(Entries with chart source code)
###
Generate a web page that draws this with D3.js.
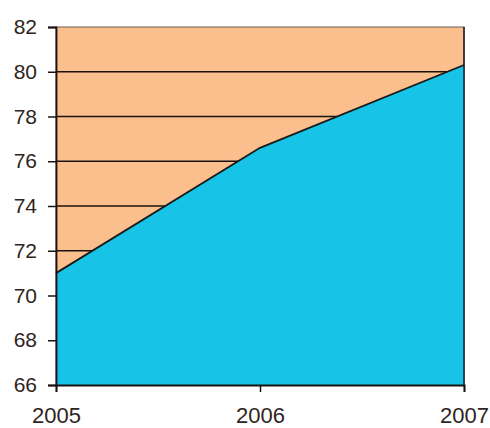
<!DOCTYPE html>
<html lang="en">
<head>
<meta charset="utf-8">
<title>Area chart</title>
<script src="https://cdn.jsdelivr.net/npm/d3@7"></script>
<style>
body { margin: 0; background: #fff; }
svg text { font-family: "Liberation Sans", Arial, sans-serif; fill: #2e2522; }
</style>
</head>
<body>
<script>
var years = [2005, 2006, 2007];
var values = [71.0, 76.6, 80.3];
var yTicks = [66, 68, 70, 72, 74, 76, 78, 80, 82];

var width = 490, height = 428;
var margin = {top: 27, right: 26, bottom: 43, left: 56};
var w = width - margin.left - margin.right,
    h = height - margin.top - margin.bottom;

var svg = d3.select("body").append("svg")
  .attr("width", width)
  .attr("height", height);

var g = svg.append("g")
  .attr("transform", "translate(" + margin.left + "," + margin.top + ")");

var x = d3.scaleLinear().domain([2005, 2007]).range([0, w]);
var y = d3.scaleLinear().domain([66, 82]).range([h, 0]);

// plot background
g.append("rect")
  .attr("width", w).attr("height", h)
  .attr("fill", "#fbbf8d")
  .attr("stroke", "#6b5a52").attr("stroke-width", 1);

// gridlines
g.selectAll(".grid")
  .data(yTicks.filter(function(d) { return d > 66 && d < 82; }))
  .enter().append("line")
  .attr("x1", 0).attr("x2", w)
  .attr("y1", function(d) { return y(d); })
  .attr("y2", function(d) { return y(d); })
  .attr("stroke", "#1a1210").attr("stroke-width", 1.5);

var data = years.map(function(yr, i) { return {year: yr, v: values[i]}; });

g.append("path")
  .datum(data)
  .attr("fill", "#17c3e6")
  .attr("d", d3.area()
    .x(function(d) { return x(d.year); })
    .y0(h)
    .y1(function(d) { return y(d.v); }));

g.append("path")
  .datum(data)
  .attr("fill", "none")
  .attr("stroke", "#1a1a1a")
  .attr("stroke-width", 1.8)
  .attr("d", d3.line()
    .x(function(d) { return x(d.year); })
    .y(function(d) { return y(d.v); }));

// right border on top of area
g.append("line")
  .attr("x1", w).attr("x2", w).attr("y1", 0).attr("y2", h)
  .attr("stroke", "#1a1a2a").attr("stroke-width", 1.5);

// axes
var yAxis = g.append("g")
  .call(d3.axisLeft(y).tickValues(yTicks).tickSize(8).tickPadding(11));
var xAxis = g.append("g")
  .attr("transform", "translate(0," + h + ")")
  .call(d3.axisBottom(x).tickValues(years).tickFormat(d3.format("d")).tickSize(7).tickPadding(15));

[yAxis, xAxis].forEach(function(ax) {
  ax.select(".domain").attr("stroke", "#1a1210").attr("stroke-width", 1.8);
  ax.selectAll(".tick line").attr("stroke", "#1a1210").attr("stroke-width", 1.5);
  ax.selectAll("text").attr("fill", "#2e2522");
});
yAxis.selectAll("text").style("font-size", "21px");
xAxis.selectAll("text").style("font-size", "22px");
</script>
</body>
</html>
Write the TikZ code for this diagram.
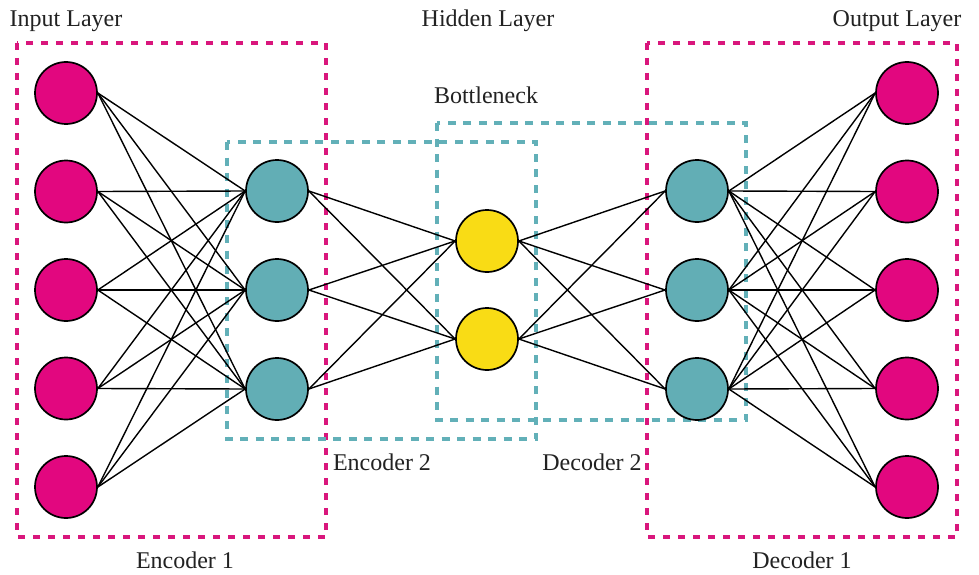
\documentclass[tikz,border=0pt]{standalone}
\usepackage{fontspec}
\setmainfont{Liberation Serif}
\begin{document}
\begin{tikzpicture}[x=1pt,y=-1pt,
  neuron/.style={circle,draw=black,line width=1.7pt,minimum size=62pt,inner sep=0pt},
  inneuron/.style={neuron,fill=nmag},
  hidneuron/.style={neuron,fill=nteal},
  botneuron/.style={neuron,fill=nyel},
  link/.style={draw=black,line width=1.4pt},
  magbox/.style={draw=dmag,line width=3.3pt,dash pattern=on 7pt off 8pt},
  tealbox/.style={draw=dteal,line width=3.3pt,dash pattern=on 8pt off 7.5pt},
  lbl/.style={anchor=base,text=txt,font=\fontsize{24}{27}\selectfont,inner sep=0pt}
]
\definecolor{nmag}{HTML}{E2077F}
\definecolor{nteal}{HTML}{62AEB5}
\definecolor{nyel}{HTML}{F9DC15}
\definecolor{dmag}{HTML}{D9167C}
\definecolor{dteal}{HTML}{62B0B8}
\definecolor{txt}{HTML}{222222}
\useasboundingbox[fill=white] (0,0) rectangle (979,575);

% dashed boxes
\draw[magbox] (17,43) rectangle (326,537);
\draw[magbox] (647,43) rectangle (957,537);
\draw[tealbox] (227,142) rectangle (536,439);
\draw[tealbox] (437,123) rectangle (746,420);

% neurons
\foreach \i/\y in {1/93,2/191.5,3/290,4/388.5,5/487}{
  \node[inneuron] (in\i) at (66,\y) {};
  \node[inneuron] (out\i) at (907,\y) {};
}
\foreach \i/\y in {1/191,2/290,3/389}{
  \node[hidneuron] (e\i) at (277,\y) {};
  \node[hidneuron] (d\i) at (697,\y) {};
}
\node[botneuron] (b1) at (487,241) {};
\node[botneuron] (b2) at (487,339) {};

% connections
\foreach \i in {1,...,5}{
  \foreach \j in {1,2,3}{
    \draw[link] (in\i.east) -- (e\j.west);
    \draw[link] (d\j.east) -- (out\i.west);
  }
}
\foreach \j in {1,2,3}{
  \foreach \k in {1,2}{
    \draw[link] (e\j.east) -- (b\k.west);
    \draw[link] (b\k.east) -- (d\j.west);
  }
}

% labels
\node[lbl] (tin) at (66,27) {Input Layer};
\node[lbl] (thid) at (488,27) {Hidden Layer};
\node[lbl] (tout) at (897,27) {Output Layer};
\node[lbl] (tbot) at (486,103) {Bottleneck};
\node[lbl] (tenc2) at (382,470) {Encoder 2};
\node[lbl] (tdec2) at (592,470) {Decoder 2};
\node[lbl] (tenc1) at (185,568) {Encoder 1};
\node[lbl] (tdec1) at (802,568) {Decoder 1};
\end{tikzpicture}
\end{document}
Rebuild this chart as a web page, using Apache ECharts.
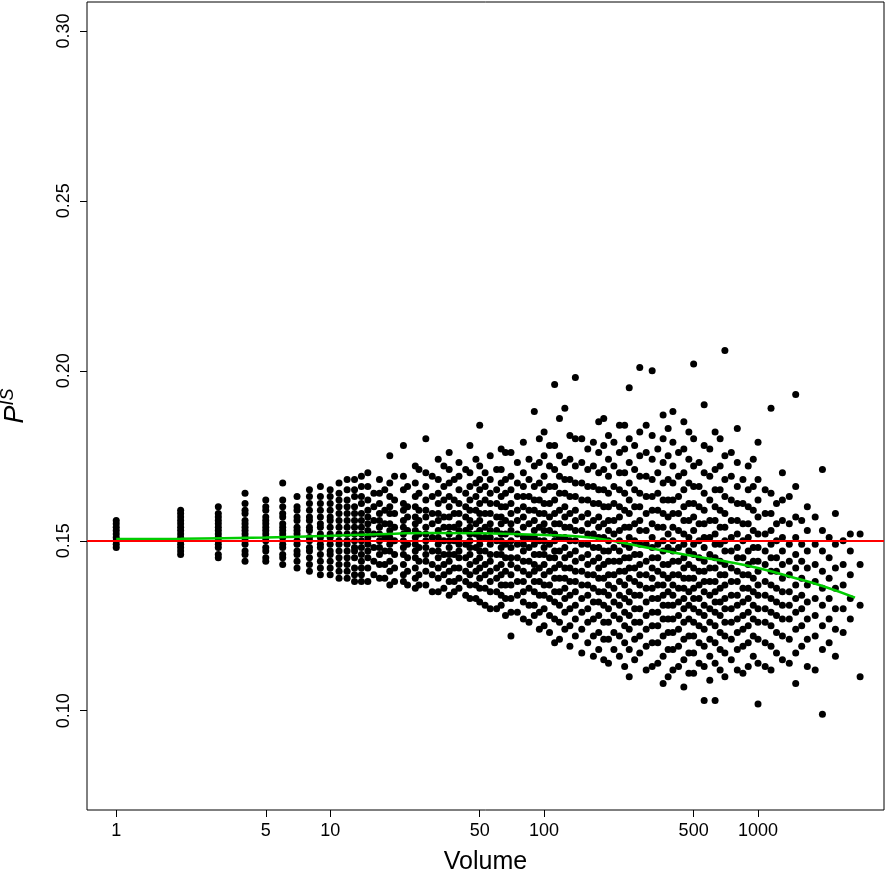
###
● Given request
Copy out each line of the material that holds the word "this".

● Solution
Generate a web page that draws this with D3.js.
Write the TikZ code for this diagram.
Rebuild this chart as a web page, using Apache ECharts.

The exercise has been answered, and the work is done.